Well, it's time to say goodbye. After over twelve years and 141 columns, without missing a single issue of C/C++ Users Journal, I need to quit. The prospect of facing yet another monthly deadline is more than I can bear. So this is my last regular installment of Standard C/C++.
Put simply, I've grown stale. I'd rather pack it in before that staleness becomes too obvious in the stuff I write. But it's clear enough to me. As a consequence, I find myself spending more and more time thinking of things to write about, laboring to get the words out, and then revising those words until they demonstrate some sort of continuity. What was once enjoyable, if never easy, is now too often an onerous chore.
There are other demands on my time, as well. My wife Tana and I started a little company called Dinkumware, Ltd. in 1995. It has grown into a very successful venture, but one that needs more and more effort on my part to keep thriving. It has become ever harder to justify the time I spend writing monthly columns, when I could be creating wealth at a much greater rate by adding to the Dinkumware product line. And it isn't just the money. I really enjoy writing code and documentation, then seeing it used by fellow programmers. Writing about the act of programming isn't as satisfying to me as actually doing it.
I have a book contract that is so overdue it has long since passed the point of being an embarrassment. I have papers in my IN basket that are turning yellow. I know I'm not likely to get "caught up" with my penchant for doing so many things at once, but I would like the backlog to be somewhat less imposing.
These things can sneak up on you. I started writing for CUJ in late 1987, while still president of Whitesmiths, Ltd., the company I started in 1978. I didn't know it at the time, but I was within months of selling that company so that I could more actively pursue a career as a writer. I had been writing a monthly column for Computer Language, now Software Development, and another member of the Miller Freeman stable of magazines. (Or is it CMP Media, Inc. now? I can't keep up with all the mergers and acquisitions.) It seemed to me that writing two monthly columns was moving in the direction I wanted to go.
Next thing I knew, the folks at Miller Freeman invented a new magazine called Embedded Systems Programming, and they wanted me to write for it too. That made three monthly columns. And somewhere in here, Rex Jaeschke talked me into contributing to his quarterly Journal of C Language Translation. So there was a period in my life when I was turning out a 3,000-word technical essay once every nine days, month in and month out, with no summers off.
I dropped Computer Language when it changed its name and its focus.
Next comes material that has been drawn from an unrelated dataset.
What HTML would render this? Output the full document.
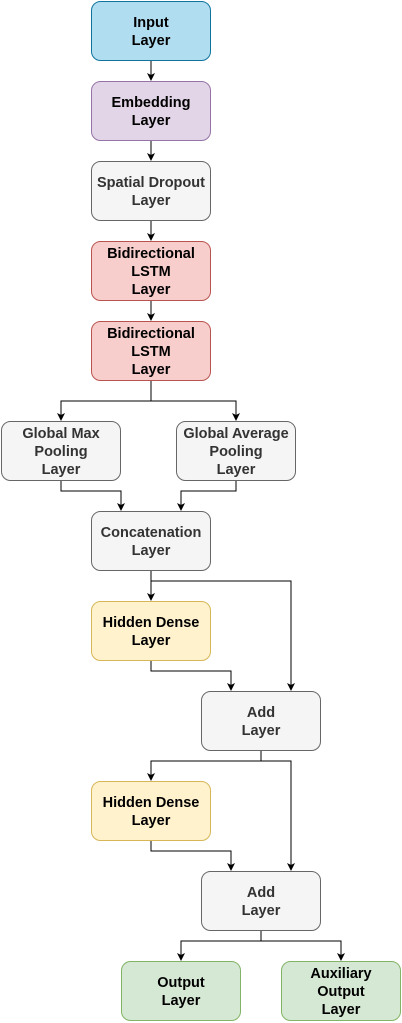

Sometime later, JCLT died a natural death, as specialized quarterlies often do. But I've kept on writing two columns per month, plus occasional articles on request. So I'm still turning out those essays at the rate of one every fifteen days. And I thought things would get better when I graduated from college.
I was in a kind of equilibrium these recent years. I even maintained that equilibrium, though just barely, through a couple of years of ugly and exhausting litigation. But we all know stability never lasts. Besides Dinkumware getting more demanding, there's another factor I can't hide from. I'm getting older. At 56 years, I can't put in the same hours I did at 46 and at 36. Each year, the time becomes a little more precious. I go to concerts and plays more because I really need the time away from the keyboard. If I stayed at my laptop, I'd be out of steam at the end of the day anyway. You can pretend to be productive for only so long.
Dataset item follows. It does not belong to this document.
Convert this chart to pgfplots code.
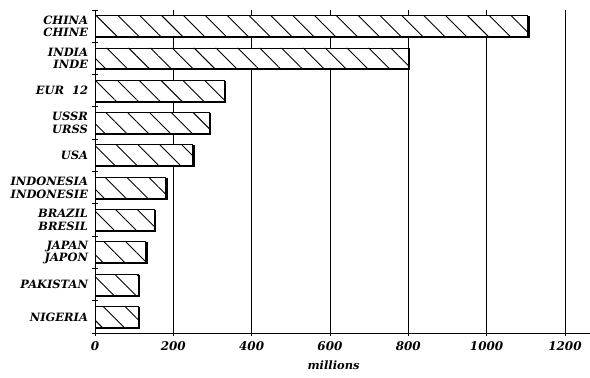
\documentclass[border=0pt]{standalone}
\usepackage{fontspec}
\setmainfont{DejaVu Serif}
\usepackage{pgfplots}
\pgfplotsset{compat=1.18}
\usetikzlibrary{patterns.meta,shadows}
\begin{document}
\begin{tikzpicture}
\begin{axis}[
  scale only axis, width=495bp, height=323bp,
  xbar, xmin=0, xmax=1264, ymin=-0.5, ymax=9.5,
  y dir=reverse,
  axis x line*=bottom, axis y line*=left,
  axis line style={line width=0.8pt},
  xtick={0,200,...,1200},
  xmajorgrids, grid style={black, line width=0.6pt},
  tick align=center,
  major tick length=6pt,
  tick style={black, line width=0.8pt},
  ytick={-0.5,0.5,...,9.5},
  yticklabels={},
  extra y ticks={0,...,9},
  extra y tick labels={{CHINA\\CHINE},{INDIA\\INDE},{EUR\ \ 12},{USSR\\URSS},{USA},{INDONESIA\\INDONESIE},{BRAZIL\\BRESIL},{JAPAN\\JAPON},{PAKISTAN},{NIGERIA}},
  extra y tick style={major tick length=0pt, grid=none},
  yticklabel style={align=right, xshift=-3.5pt, font=\fontsize{11.5}{12.5}\selectfont\bfseries\itshape},
  xticklabel style={yshift=-2pt, font=\fontsize{12}{12}\selectfont\bfseries\itshape},
  /pgf/number format/assume math mode=true,
  /pgf/number format/1000 sep={},
  xlabel={millions},
  xlabel style={at={(axis description cs:0.482,0)}, anchor=north, yshift=-24pt, font=\fontsize{11.5}{12}\selectfont\bfseries\itshape},
  clip=false,
]
\addplot[draw=black, line width=0.9pt, bar width=0.65,
  drop shadow={shadow xshift=1.3pt, shadow yshift=-1.0pt, fill=black, opacity=1},
  preaction={fill=white},
  pattern={Lines[angle=-45, distance=15.5pt, line width=0.9pt]}]
  coordinates {(1105,0) (800,1) (330,2) (291,3) (250,4) (181,5) (151,6) (130,7) (110,8) (110,9)};
\end{axis}
\pgfresetboundingbox
\path (current axis.south west) ++(-95bp,-45bp) coordinate (bl);
\path (current axis.north east) ++(0bp,10bp) coordinate (tr);
\useasboundingbox (bl) rectangle (tr);
\end{tikzpicture}
\end{document}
I didn't know a week ago that this would be my last column. On the other hand, I've felt for some time that the end was nigh. The particular circumstances that precipitated my decision to quit are not terribly important. I'll simply report that I was on a plane from Boston to Tokyo when the realization began to dawn. By the time the plane landed at Narita I had mostly made up my mind. Over the next couple of days, I felt a few twinges of regret, but far more, I felt relief. That's why I know for sure that now is the time to call it a day.
From C to C++
The sidebar shows the titles of all the columns I've written for CUJ over the years. It provides at least a sense of the topics I've discussed under the rubric "Standard C" (and later "Standard C/C++").
I began this column writing about the newly emerging ANSI Standard for the programming language C. It still wasn't quite approved, thanks to some last-minute administrative problems, but we all knew what it was going to look like. I took it upon myself to describe Standard C in considerable detail.
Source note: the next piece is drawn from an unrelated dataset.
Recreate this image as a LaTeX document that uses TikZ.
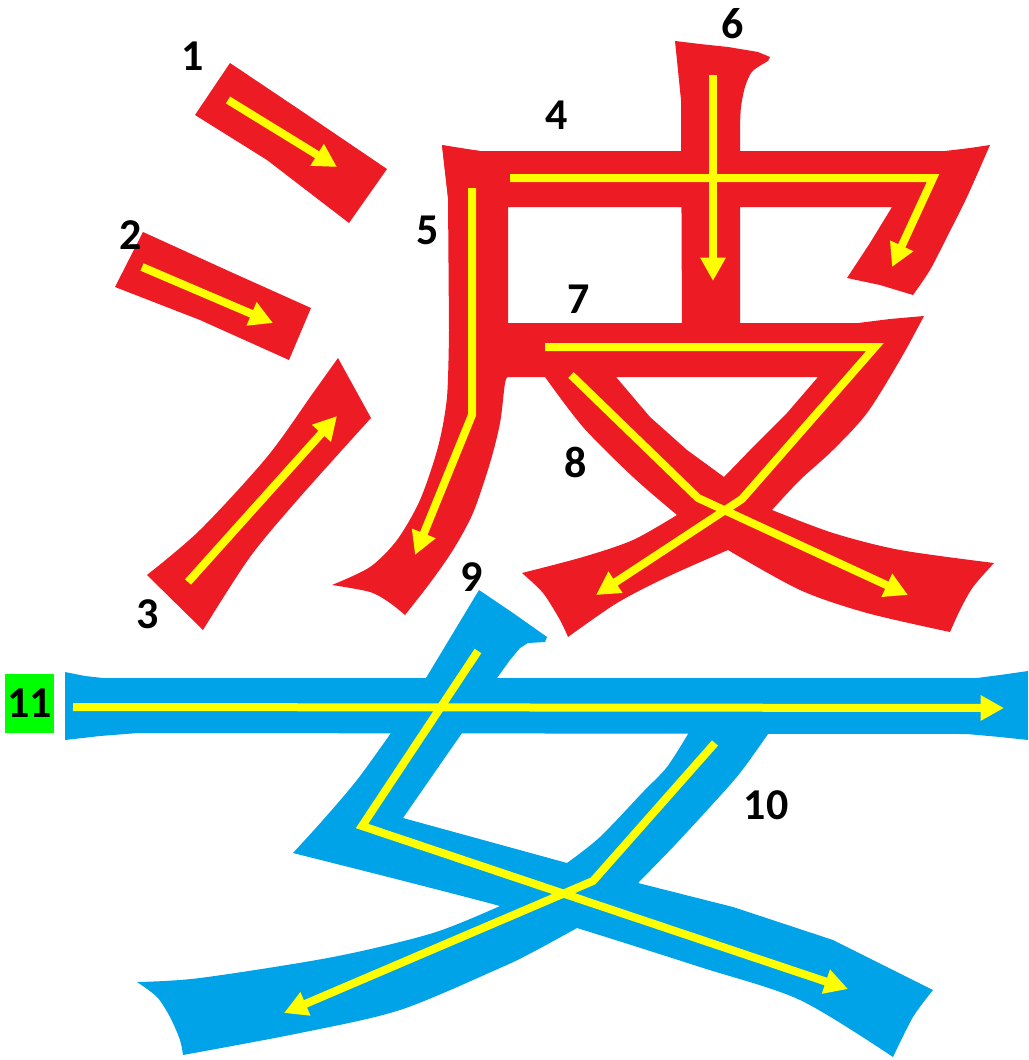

Along the way, I got a book contract from Prentice-Hall to produce a comprehensive guide to the Standard C library. I began by writing columns to serve as input to the book. Eventually, I mined the book for columns instead. It takes more work than you might think to recycle material, in either direction. The demands of a textbook audience are quite different from a monthly magazine reader. Nevertheless, I've used this approach over the years in conjunction with several books, though none of the others were nearly as successful as The Standard C Library.
Then along came the effort to standardize C++. At first, I believed the schedule that called for a complete standard by 1995. I began describing the Standard C++ library as it evolved. And evolved, and evolved. By the time it froze in late 1997, it had come a long way from its modest beginnings in the early 1990s. You can track that journey in the columns I wrote over a period of five years.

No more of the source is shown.